Machine Learning Transmission Loss Predictions in Acoustic Field Experiments
Ryan A. McCarthy, Sophia Merrifield, Jit Sarkar, R. Bednar, Andy Nager, Charles L. Brooks, Derek Ung, J. Patrick Donohoe, Eric Terrill
Abstract
This study evaluates the capabilities of three distinct transmission loss (TL) models to use as an on-board decision aid to identify locations in depth and range for an autonomous underwater vehicle (AUV) and an uncrewed surface vehicle (USV) to improve acoustic communications. AUVs and USVs are computationally and resource limited vehicles that require fast in-situ decisions to reposition. This work utilizes an experiment in August 2023 off the coast of Southern California of an SV3 Wave Glider communicating with a REMUS 100 vehicle equipped with a 25 kHz acoustic modem. Observations of TL across a range dependent bathymetry are used to evaluate various decision aid models that can provide acoustical awareness for the vehicles. Models are based on: first, simple approximations of sound intensity that decreases at range; second, a ray-based physics model Bellhop; and third, a machine learning (ML) decision tree model trained off-board the vehicle using Bellhop simulations.

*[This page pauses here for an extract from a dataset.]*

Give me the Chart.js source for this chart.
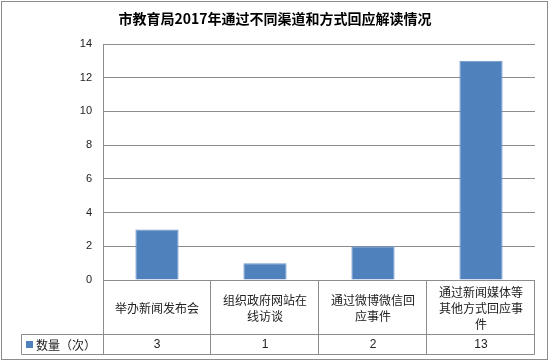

Predictions from the ML model show good agreement with the observed field data with an overall accuracy of 85.42%. Although there are discrepancies between locations of acceptable TL and those observed by the vehicles, the ML model is able to perform as well as the Bellhop model while improving the prediction speed of TL at an individual range and depth from 764.23 to 0.57 ms.